Great thread...
Thank you for posting, the result was unexpected....
Valuable information
Now I'm curious about this "limp home mode" that the engine may have went into. Anyone heard of this? I haven't until now. So apparently, the engine sensed it was getting warm at WOT. It bogs down to prevent getting too hot, but allows you to run at a slower operating speed to get to the dock. So when the impeller was damaged, it went into this mode presumably. The impeller was still spitting water, but not nearly enough for WOT. I took it out, as mentioned, and it ran like a charm and the 'pee stream' was stronger than it ever has been. Again, it's a 1995 Johnson 30 hp outboard, didn't even know engines had a limp mode.. I guess regulated by the power pack?
That's interesting. No I haven't. In fact, the tank is one of those duratank 6 gallon tanks that has no adjustable valve. Supposedly I e read it vents itself, but sure doesn't seem that way to me.10 minutes? have you tried running it with the fuel tank cap loose?
You aren't trying to let air ESCAPE....you are trying to let it INTO the tank....so that the system isn't under a vacuum.
What's your thoughts on those Duratanks? It's a nice tank, but it supposedly releases without a manual vent. I prefer a manual vent to be honest. It seems more reliable. Should I order a new tank or just loosen the gas cap?

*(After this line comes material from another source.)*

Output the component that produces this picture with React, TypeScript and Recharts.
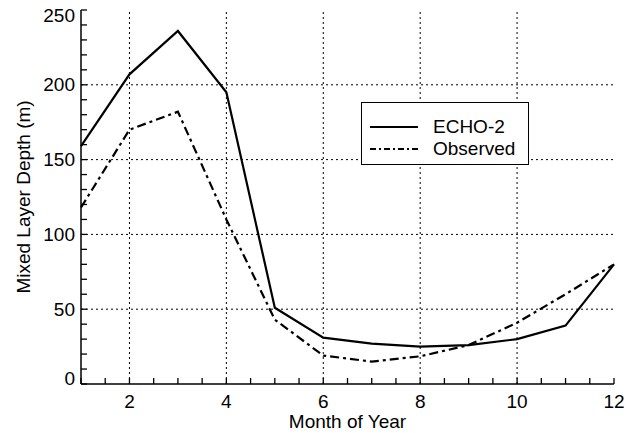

I would be happy to just order a SeaSense or comperable 6 gallon tank with manual vent and new fitting for a Johnson motor to go into the tank. That seems most logical and saves a trip to the shop for a $40 tank.
Also, any idea why it would only do this at WOT?
OMC for years made tanks with unvented filler caps. The tank was sealed until the fuel line was connected. Worked fine.
If the tank vent is almost completely blocked it still might allow enough air for low fuel demand operation but at WOT, where fuel requirements are much greater, the venting could be less than needed.
You did say the engine did flip up upon the impact. If the motions were violent enough then maybe it did a slight adjustment to the float in the carb
Without being able to have the engine front and center to be able inspect it... It sounds most like a fuel delivery issue, but a thorough check of ignition system should also be done
is there any reason not to switch to a manual vent tank? Can't see why not?
That makes perfect sense. The tank does leak near the fuel connection when it gets really hot out I've noticed. Maybe it is blocked partially?
is there any reason not to switch to a manual vent tank? Can't see why not?
I don't know about the fuel tank stuff. But have you checked/changed the fuel filter(if you have one)? Maybe the carb is clogged?
10 minutes? have you tried running it with the fuel tank cap loose?